Ok, while that last one is technically true, I did end up adorning the top of the cake with multi-colored sprinkles just before serving. How could I resist? This was a birthday cake, you see, so while the cake itself may not have been transformed into a grilled cheese or a milkshake (should I be copyrighting these ideas?) or any other creative but, let’s face it, over-the-line-excessive iteration, it was most certainly still a very special cake. Can we all pause here to wish my dad a very happy birthday? Though it was on Monday, and I didn’t get my act together in time to post this on the actual day – though I sent him home from our celebration on Saturday with leftover cake, scout cookies and a huge batch of gnocchi, so don’t worry, celebrations were had – a little belated birthday love goes a long way.
I think I inherited my carrot cake addiction from my dad. Although I don’t think it’s his favorite (at least not when my mom’s cherry pie is an option), suffice it to say he’s a big fan and/or very, very supportive of and agreeable to my cake-eating and -baking whims. However, it’s rare that you find a carrot cake without ginger in it, which is a deal breaker for him, so I suspect that, in his opinion, most carrot cakes leave room for improvement. That’s why you will notice a distinct lack of ginger in the ingredient list – though not, I assure you, in the taste of the cake. Lots of people have tasted this and not a single one has said “um I love it, but where’s the ginger”. True story. Yet it still feels a little bit like an act of rebellion. So, maybe this cake is so “risky!”, “audacious!”, and/or “mind-blowingly creative!” after all in its bold rejection of ginger. Or maybe I am totally kidding and proudly holding up this cake as an example of a classic that is anything but boring.
- 1/2 cup blanched almond flour
- 1/2 cup coconut flour
- 1/4 cup + 2 tablespoons tapioca flour (plus more for the pans)
- 2 teaspoons ground cinnamon
- 1/2 teaspoon ground nutmeg
- 1/4 teaspoon ground cloves
- 1/2 teaspoon coarse salt
- 1 1/2 teaspoons baking soda
- 1/2 cup granulated monk fruit sweetener (I used Norbu) or stevia
- 2 cups shredded carrots, gently packed
- 1/2 cup roughly chopped walnuts
- 1/2 cup chopped pineapple (frozen, defrosted and drained)
- 1/2 cup raisins
- 4 large eggs, beaten
- 1/4 cup + 2 Tablespoons oil
- 1 teaspoon vanilla extract
- 1 teaspoon apple cider vinegar
- Your favorite frosting (I used a batch of this dairy-free whipped cream: http://bit.ly/1Ogwn3J)

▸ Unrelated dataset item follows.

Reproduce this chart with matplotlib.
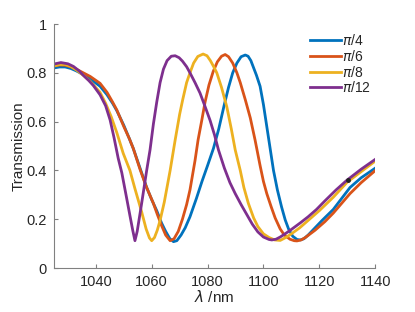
import matplotlib
matplotlib.use("Agg")
import matplotlib.pyplot as plt

plt.rcParams['font.family'] = ['Liberation Sans', 'DejaVu Sans']

# pi/4 (blue)
wl_a = [1025, 1027, 1029, 1031, 1033, 1035.5, 1038, 1041.5, 1044, 1046, 1047.5, 1050, 1052, 1053.4,
        1055.8, 1058.2, 1060, 1061.8, 1063.5, 1065, 1066.5, 1067.8, 1069, 1070.5, 1072, 1073.7,
        1076, 1078, 1080, 1082.1, 1084, 1086, 1087.5, 1089, 1090.5, 1092, 1093.5, 1094.5, 1095.5,
        1096.5, 1097.5, 1098.8, 1100, 1101.2, 1102.4, 1103.6, 1105, 1106.5, 1107.8, 1109, 1110.5,
        1112, 1113.2, 1114.5, 1116, 1118.5, 1121, 1125, 1128, 1131, 1135, 1140]
t_a = [0.820, 0.824, 0.824, 0.818, 0.808, 0.793, 0.775, 0.745, 0.71, 0.675, 0.645, 0.585, 0.53, 0.49,
       0.41, 0.33, 0.28, 0.235, 0.185, 0.15, 0.12, 0.108, 0.112, 0.135, 0.165, 0.21,
       0.285, 0.355, 0.42, 0.49, 0.57, 0.67, 0.74, 0.80, 0.84, 0.866, 0.873, 0.868, 0.85,
       0.82, 0.79, 0.745, 0.67, 0.58, 0.49, 0.40, 0.32, 0.25, 0.197, 0.16, 0.13,
       0.117, 0.115, 0.12, 0.135, 0.165, 0.195, 0.24, 0.285, 0.33, 0.37, 0.409]

# pi/6 (orange)
wl_b = [1025, 1027, 1029, 1031, 1033, 1035.5, 1038, 1041.5, 1044, 1046, 1047.5, 1050, 1052, 1053.4,
        1055.8, 1058, 1060.6, 1062, 1063.5, 1065, 1066.6, 1068, 1069.5, 1071, 1072.5, 1073.7,
        1075.5, 1076.6, 1078, 1079.1, 1080.5, 1082, 1083.5, 1085, 1086.3, 1087.5, 1089, 1090.5,
        1091.7, 1093.5, 1095.3, 1097.0, 1098.8, 1100, 1101.2, 1102.8, 1104.2, 1106, 1107.5,
        1109.5, 1111, 1112, 1113.5, 1115, 1118.5, 1122, 1125, 1128, 1131, 1135, 1140]
t_b = [0.828, 0.832, 0.831, 0.825, 0.815, 0.80, 0.785, 0.757, 0.72, 0.68, 0.648, 0.58, 0.53, 0.49,
       0.405, 0.335, 0.265, 0.22, 0.175, 0.135, 0.112, 0.12, 0.15, 0.2, 0.26, 0.32,
       0.44, 0.525, 0.61, 0.68, 0.75, 0.805, 0.845, 0.868, 0.875, 0.866, 0.84, 0.80,
       0.76, 0.69, 0.615, 0.525, 0.42, 0.355, 0.305, 0.25, 0.205, 0.16, 0.135,
       0.118, 0.112, 0.111, 0.115, 0.125, 0.155, 0.19, 0.225, 0.265, 0.305, 0.35, 0.399]

# pi/8 (yellow)
wl_c = [1025, 1027, 1029, 1031, 1033, 1035.5, 1038, 1041.5, 1043.5, 1045.5, 1047.5, 1049.8, 1052.2,
        1054, 1056.4, 1058, 1059.2, 1060, 1061, 1062, 1063, 1064.5, 1066.6, 1068.4, 1070, 1071.1,
        1072.5, 1073.7, 1075, 1076.5, 1078.4, 1079.8, 1081, 1082.2, 1083.3, 1085, 1086.9, 1088.5,
        1089.9, 1091.7, 1093, 1094.6, 1096.5, 1098, 1100, 1102, 1104, 1106, 1108, 1110, 1113,
        1116, 1120, 1125, 1130, 1135, 1140]
t_c = [0.828, 0.834, 0.834, 0.826, 0.812, 0.79, 0.765, 0.72, 0.675, 0.62, 0.555, 0.47, 0.40,
       0.325, 0.23, 0.16, 0.123, 0.112, 0.125, 0.155, 0.195, 0.27, 0.40, 0.525, 0.63, 0.69,
       0.76, 0.80, 0.84, 0.867, 0.877, 0.87, 0.85, 0.825, 0.80, 0.74, 0.66, 0.57,
       0.484, 0.40, 0.33, 0.265, 0.205, 0.17, 0.14, 0.125, 0.115, 0.113, 0.125, 0.14, 0.165,
       0.195, 0.235, 0.29, 0.352, 0.395, 0.438]

# pi/12 (purple)
wl_d = [1025, 1027.5, 1030, 1032, 1034, 1035.5, 1037.5, 1039.1, 1041.5, 1043.5, 1045.1, 1046.5,
        1048, 1049.3, 1050.8, 1052.2, 1053.2, 1054, 1054.8, 1056.4, 1058.2, 1059.4, 1060.6, 1061.8,
        1063, 1064.2, 1065.5, 1067, 1068.4, 1069.8, 1071, 1072.5, 1073.7, 1075.5, 1077.3, 1079,
        1080.9, 1082.5, 1083.9, 1086, 1088, 1089.9, 1092, 1094, 1096, 1098, 1100, 1102, 1103,
        1104.5, 1106, 1108, 1110, 1113.2, 1116, 1119, 1122, 1126, 1129.9, 1135, 1140]
t_d = [0.836, 0.842, 0.837, 0.826, 0.808, 0.79, 0.768, 0.748, 0.71, 0.665, 0.607, 0.535,
       0.45, 0.39, 0.30, 0.215, 0.155, 0.112, 0.15, 0.265, 0.40, 0.484, 0.59, 0.68,
       0.76, 0.815, 0.85, 0.868, 0.87, 0.862, 0.848, 0.825, 0.80, 0.76, 0.717, 0.665,
       0.605, 0.545, 0.484, 0.41, 0.35, 0.305, 0.26, 0.22, 0.18, 0.148, 0.127, 0.117, 0.115,
       0.118, 0.127, 0.142, 0.158, 0.185, 0.21, 0.24, 0.275, 0.32, 0.36, 0.405, 0.445]

labels = [r'$\pi$/4', r'$\pi$/6', r'$\pi$/8', r'$\pi$/12']
colors = ['#0072BD', '#D95319', '#EDB120', '#7E2F8E']

marker_wl = [1130.2]
marker_t = [0.361]

xticks = [1040, 1060, 1080, 1100, 1120, 1140]
yticks = [0, 0.2, 0.4, 0.6, 0.8, 1]
ytick_labels = ['0', '0.2', '0.4', '0.6', '0.8', '1']

fig = plt.figure(figsize=(4.15, 3.12), dpi=100)
ax = fig.add_axes([0.130, 0.141, 0.774, 0.782])

series = [(wl_a, t_a), (wl_b, t_b), (wl_c, t_c), (wl_d, t_d)]
for (x, y), lab, c in zip(series, labels, colors):
    ax.plot(x, y, color=c, lw=2.0, label=lab, solid_joinstyle='round')

ax.plot(marker_wl, marker_t, 'o', color='#222222', ms=2.5, zorder=5)

ax.set_xlim(1025, 1140)
ax.set_ylim(0, 1)
ax.set_xticks(xticks)
ax.set_yticks(yticks)
ax.set_yticklabels(ytick_labels)

for s in ['top', 'right']:
    ax.spines[s].set_visible(False)
for s in ['left', 'bottom']:
    ax.spines[s].set_color('#808080')
    ax.spines[s].set_linewidth(0.8)
ax.tick_params(direction='in', length=3, width=0.8, color='#808080',
               labelcolor='#262626', labelsize=10.5, pad=5)

ax.set_xlabel(r'$\lambda$ /nm', fontsize=11, color='#262626', labelpad=0)
ax.set_ylabel('Transmission', fontsize=11, color='#262626', labelpad=1)

leg = ax.legend(loc='upper left', bbox_to_anchor=(0.78, 0.985), frameon=False,
                fontsize=10, handlelength=2.2, handletextpad=0.1, labelspacing=0.05,
                borderaxespad=0)
for t in leg.get_texts():
    t.set_color('#262626')

fig.savefig('out.png', dpi=100)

- Preheat the oven to 350F. Lightly grease and flour (using tapioca flour) two 6" round cake pans. Turn over and tap out the excess flour. Set aside.
- In a large mixing bowl, whisk together the flours, spices, salt, baking soda and sweetener. Then mix in the carrots, walnuts, pineapple and raisins to combine. Set aside.
- In another bowl, whisk together the eggs, oil, vanilla and apple cider vinegar.
- Pour the wet (egg) mixture into the dry (flours) mixture and stir until totally combined. Scrape the bottom of the bowl to make sure no dry mixture is left behind.
- Divide the batter evenly between the two prepared baking pans and bake for 45-60 minutes, or until the tops are dark golden brown and a tester comes out clean.
- Cool for 3-5 minutes in the pans before turning them out onto a rack to cool completely.
- Cool completely before frosting.
- I used frozen pineapple, but you may be able to substitute fresh or canned (drained). I can't promise that the moisture content is the same, so you may need to slightly adjust your baking time.
- If you have trouble getting your cakes out of the pans cleanly, try running a sharp knife around the edges to loosen the sides of the cake from the pan. If you invert it, it should then just pop right out of the pan.
- Store leftovers in an airtight container in the fridge for up to five days or in the freezer for up to three months.
- If you'd like to use coconut sugar or granulated honey in place of the monk fruit or stevia, you may want to double the amount used, since the latter two options are not as sweet, by volume, as the former.
- Yield: 2 x 6" round cakes
- This recipe will also yield one 8" or 9" round cake, but you may need to adjust the baking time.